Если Платон сумел приукрасить бесполезную математику языком вдохновленного ангела, он также без труда оговорил полезную математику со всем присущим ему пренебрежением и презрением рассерженного человека, обеспокоенного сверх меры тем, что казалось ему безобразностью и банальностью простой жизни. Его философское спокойствие исчезало при мысли о божественной математике на смиренной службе человечеству. Он признавал свое равнодушие к элементарным возможностям арифметики и геометрии смешным и заслуживающим осуждения. Кто не знает таких простых вещей, говорил он, больше напоминает свинью, чем человека. Но на этом он остановился, резко осудив полезность как мотив для изучения арифметики и геометрии. Все полезные ремесла, утверждал он, низкого происхождения и по сути своей убоги. Те, кто увидит в своих математических устремлениях «только ленивые басни в отсутствие материальной прибыли, которую можно получить», заслуживает саркастической усмешки. Но зачем тогда он так решительно бранил астрономов, которые предпочитали выверять движения невидимых планет из своих вычислений, вместо наблюдений за планетами на небе? А как быть с физиками, которые рискнули проверить акустические явления, перебирая струны, чтобы быть заклейменными предателями Истины и изменщиками своей высокой миссии? Досталось даже профессиональным математикам.
Их обвинили в подмене реальных целей геометрии по выяснению абсолютной Истины потребностями бытия в геометрии. Геометрам следовало напоминать своих собратьев из Академии Платона. Но ни один геометр с тех пор не проявлял столько глупости и не сходил с пути, поддавшись ужасной путанице со значениями слова «необходимое». Не были, к слову сказать, столь тупыми ни Фалес, ни Пифагор. Что касается порицания наблюдателей-астрономов и физиков-экспериментаторов, то все вернулось на круги своя критикой отсутствия прямого контакта с природой через несколько сотен лет бесполезной чистой науки.
Но неодобрение прикладной математики и эмпирического естествознания, к которым Платон относился с презрением, можно отбросить в сторону (что и делалось), как простое свидетельство проявления справедливого недовольства теми, кто не осознал его великих целей. Для среднего натуралиста эпохи Платона сам Платон был чем-то сродни современному физику-теоретику для дилетанта-любителя, занятого бессистемными опытами. Он не искал интересных или эффектных результатов. Фактически, он занимался обобщением, чтобы увязать все достижения, и искал метод, который бы безошибочно раскрывал любую устойчивую реальность в любом ее проявлении, скрытую в любом свидетельстве, полученном от чувств. Его идеальные числа, возможно, дали ему требуемое обобщение, а его диалектика, как он верил, дала ему метод. Для всего этого нужна была предварительно идеализированная теория математических процедур и математических истин. Сегодня его цель совпадает с размышлением современных пифагорейцев, подменивших принципами эпистемологии платоновские идеальные числа, а математическим анализом – его диалектику. И пусть подмена совершена во имя великих целей, но старая мелодия легко узнаваема и звучит так же: «Все сущее есть число», наблюдение и опыт излишни и ведут к заблуждению.

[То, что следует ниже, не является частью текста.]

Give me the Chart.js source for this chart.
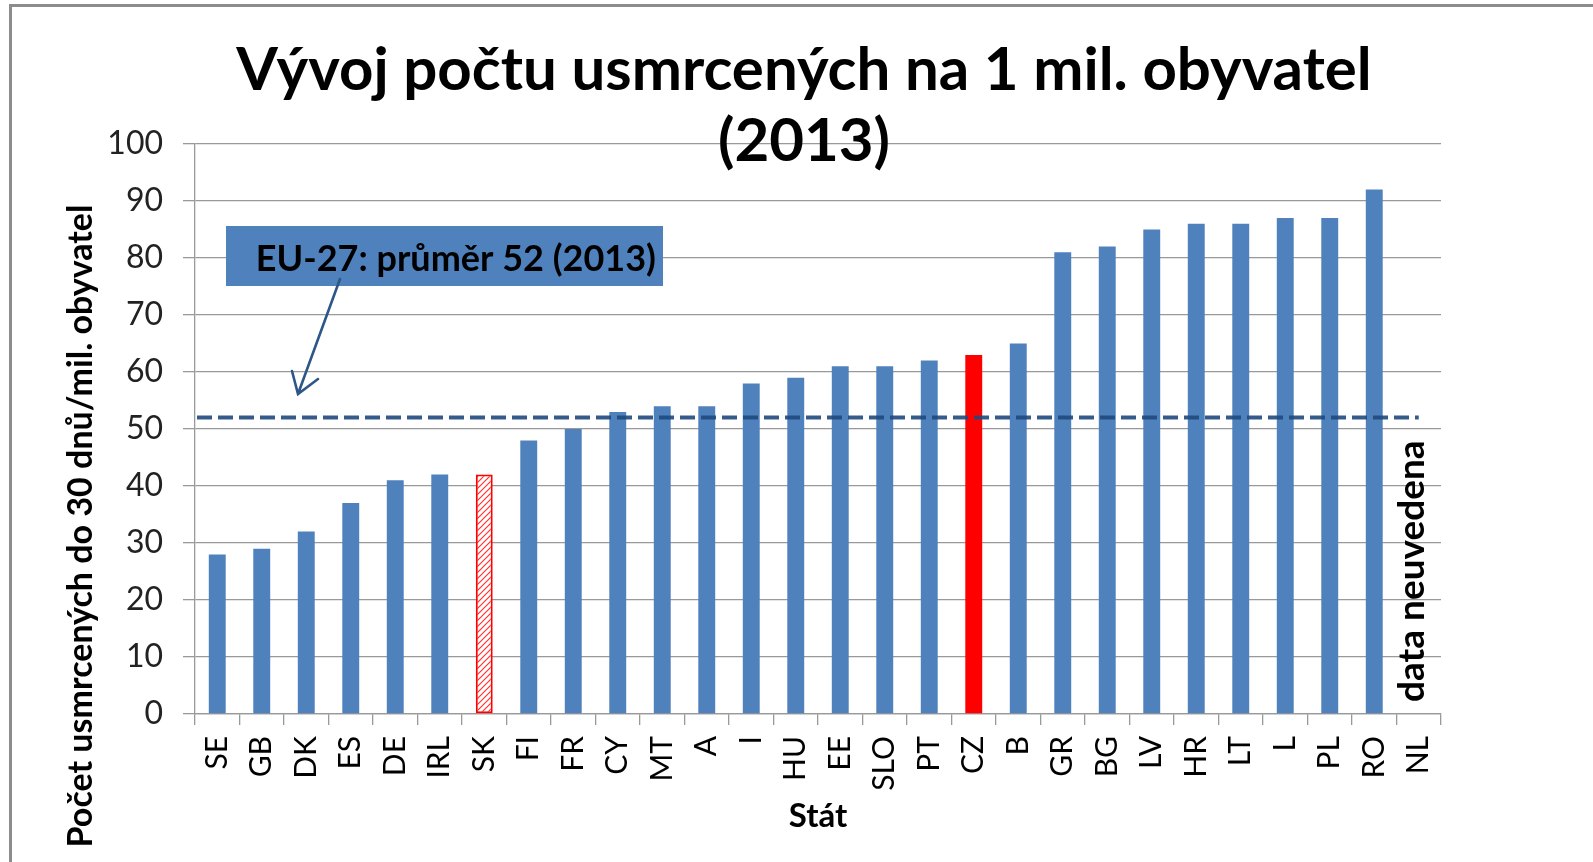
<!DOCTYPE html>
<html>
<head>
<meta charset="utf-8">
<script src="https://cdn.jsdelivr.net/npm/chart.js@4/dist/chart.umd.min.js"></script>
<style>
  html, body { margin: 0; padding: 0; background: #fff; }
  #wrap { position: relative; width: 1593px; height: 862px; }
  #frame { position: absolute; left: 9px; top: 4px; right: 0; bottom: 0;
           border-top: 3px solid #8c8c8c; border-left: 3px solid #8c8c8c; }
  canvas { position: absolute; left: 0; top: 0; }
</style>
</head>
<body>
<div id="wrap">
  <div id="frame"></div>
  <canvas id="BarChart" width="1593" height="862"></canvas>
</div>
<script>
// data
const countries = ['SE', 'GB', 'DK', 'ES', 'DE', 'IRL', 'SK', 'FI', 'FR', 'CY', 'MT', 'A', 'I', 'HU',
    'EE', 'SLO', 'PT', 'CZ', 'B', 'GR', 'BG', 'LV', 'HR', 'LT', 'L', 'PL', 'RO', 'NL'];
const deaths = [28, 29, 32, 37, 41, 42, 42, 48, 50, 53, 54, 54, 58, 59,
    61, 61, 62, 63, 65, 81, 82, 85, 86, 86, 87, 87, 92, null];
const euAverage = 52;
const yTicks = [0, 10, 20, 30, 40, 50, 60, 70, 80, 90, 100];

const titleLines = ['Vývoj počtu usmrcených na 1 mil. obyvatel', '(2013)'];
const yTitle = 'Počet usmrcených do 30 dnů/mil. obyvatel';
const xTitle = 'Stát';
const euLabel = 'EU-27: průměr 52 (2013)';
const missingLabel = 'data neuvedena';
const missingCountry = 'NL';

// hatched fill for SK
function hatch() {
    const c = document.createElement('canvas');
    c.width = 6; c.height = 6;
    const g = c.getContext('2d');
    g.fillStyle = '#fff';
    g.fillRect(0, 0, 6, 6);
    g.strokeStyle = '#ff3030';
    g.lineWidth = 1.2;
    g.beginPath();
    g.moveTo(0, 6); g.lineTo(6, 0);
    g.moveTo(-3, 3); g.lineTo(3, -3);
    g.moveTo(3, 9); g.lineTo(9, 3);
    g.stroke();
    return g.createPattern(c, 'repeat');
}
const skPattern = hatch();

const barColors = countries.map(c => c === 'SK' ? skPattern : c === 'CZ' ? '#ff0000' : '#4f81bd');
const borderColors = countries.map(c => c === 'SK' ? '#ff0000' : 'rgba(0,0,0,0)');
const borderWidths = countries.map(c => c === 'SK' ? 2 : 0);

const extras = {
    id: 'extras',
    afterDatasetsDraw(chart) {
        const ctx = chart.ctx;
        const x = chart.scales.x, y = chart.scales.y;
        ctx.save();

        // EU average dashed line
        const ly = y.getPixelForValue(euAverage);
        ctx.strokeStyle = 'rgba(31,73,125,0.9)';
        ctx.lineWidth = 4;
        ctx.setLineDash([15, 6]);
        ctx.beginPath();
        ctx.moveTo(chart.chartArea.left + 2, ly);
        ctx.lineTo(x.getPixelForValue(countries.length - 1), ly);
        ctx.stroke();
        ctx.setLineDash([]);

        // missing data note
        const nx = x.getPixelForValue(countries.indexOf(missingCountry));
        ctx.save();
        ctx.translate(nx - 7, y.getPixelForValue(0) - 12);
        ctx.rotate(-Math.PI / 2);
        ctx.font = 'bold 37px Lato';
        ctx.fillStyle = '#000';
        ctx.textAlign = 'left';
        ctx.textBaseline = 'middle';
        ctx.fillText(missingLabel, 0, 0);
        ctx.restore();

        // annotation box + arrow
        ctx.fillStyle = '#4f81bd';
        ctx.fillRect(226, 226, 437, 60);
        ctx.fillStyle = '#000';
        ctx.font = 'bold 36px Lato';
        ctx.textAlign = 'right';
        ctx.textBaseline = 'middle';
        ctx.fillText(euLabel, 656, 259);

        ctx.strokeStyle = '#2c5788';
        ctx.lineWidth = 2.6;
        ctx.lineCap = 'round';
        ctx.beginPath();
        ctx.moveTo(340, 279);
        ctx.lineTo(298, 394);
        ctx.moveTo(292, 371);
        ctx.lineTo(298, 394);
        ctx.lineTo(318, 379);
        ctx.stroke();

        // title
        ctx.fillStyle = '#000';
        ctx.font = 'bold 60px Lato';
        ctx.textAlign = 'center';
        ctx.textBaseline = 'middle';
        ctx.fillText(titleLines[0], 804, 71);
        ctx.fillText(titleLines[1], 804, 142);

        // axis titles
        ctx.font = 'bold 33px Lato';
        ctx.fillText(xTitle, 818, 816);
        ctx.save();
        ctx.translate(81, 526);
        ctx.rotate(-Math.PI / 2);
        ctx.font = 'bold 34px Lato';
        ctx.fillText(yTitle, 0, 0);
        ctx.restore();

        ctx.restore();
    }
};

const ctx = document.getElementById('BarChart').getContext('2d');
const BarChart = new Chart(ctx, {
    type: 'bar',
    data: {
        labels: countries,
        datasets: [{
            data: deaths,
            backgroundColor: barColors,
            borderColor: borderColors,
            borderWidth: borderWidths,
            borderSkipped: false,
            categoryPercentage: 1,
            barPercentage: 0.38
        }]
    },
    options: {
        responsive: false,
        animation: false,
        layout: { padding: { top: 144, right: 152, left: 0, bottom: 0 } },
        plugins: {
            legend: { display: false },
            tooltip: { enabled: false }
        },
        scales: {
            y: {
                min: 0,
                max: 100,
                afterFit: s => { s.width = 195; },
                afterBuildTicks: s => { s.ticks = yTicks.map(v => ({ value: v })); },
                grid: { color: '#999', lineWidth: 1.3, tickLength: 12 },
                border: { color: '#999', width: 1.3 },
                ticks: {
                    padding: 20,
                    color: '#222',
                    font: { family: 'Lato', size: 32 }
                }
            },
            x: {
                afterFit: s => { s.height = 148; },
                grid: { drawOnChartArea: false, color: '#999', lineWidth: 1.3, tickLength: 11 },
                border: { color: '#999', width: 1.3 },
                ticks: {
                    minRotation: 90,
                    maxRotation: 90,
                    padding: 11,
                    color: '#000',
                    font: { family: 'Lato', size: 30 }
                }
            }
        }
    },
    plugins: [extras]
});
</script>
</body>
</html>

Каждое вырванное из контекста высказывание Платона, касающееся математики, дает абсолютно искаженное представление о том, что он действительно думал по конкретному поводу. Например, говорят (но есть сомнение, что это правда), что над входом в свою Академию он повесил транспарант: «Да не войдет в эту дверь тот, кто не сведущ в геометрии». Не очень-то соответствует его собственному отношению к геометрии. Миф это или нет, Платон поместил над входом это предупреждение, чтобы ученики Академии, настроенные на изучение его собственной диалектики, не забывали приобретать навыки в элементарном логическом рассуждении.
Философия в Академии не была пустым времяпрепровождением для уклонистов от науки, а действительно серьезным занятием для восприимчивых молодых людей. Большая часть приблизительно соответствует курсу математической логики в наши дни. То была метаматематика его времени: критическое осмысление оснований для убеждений, гипотез, постулатов и моделей умозаключений, математических и иных.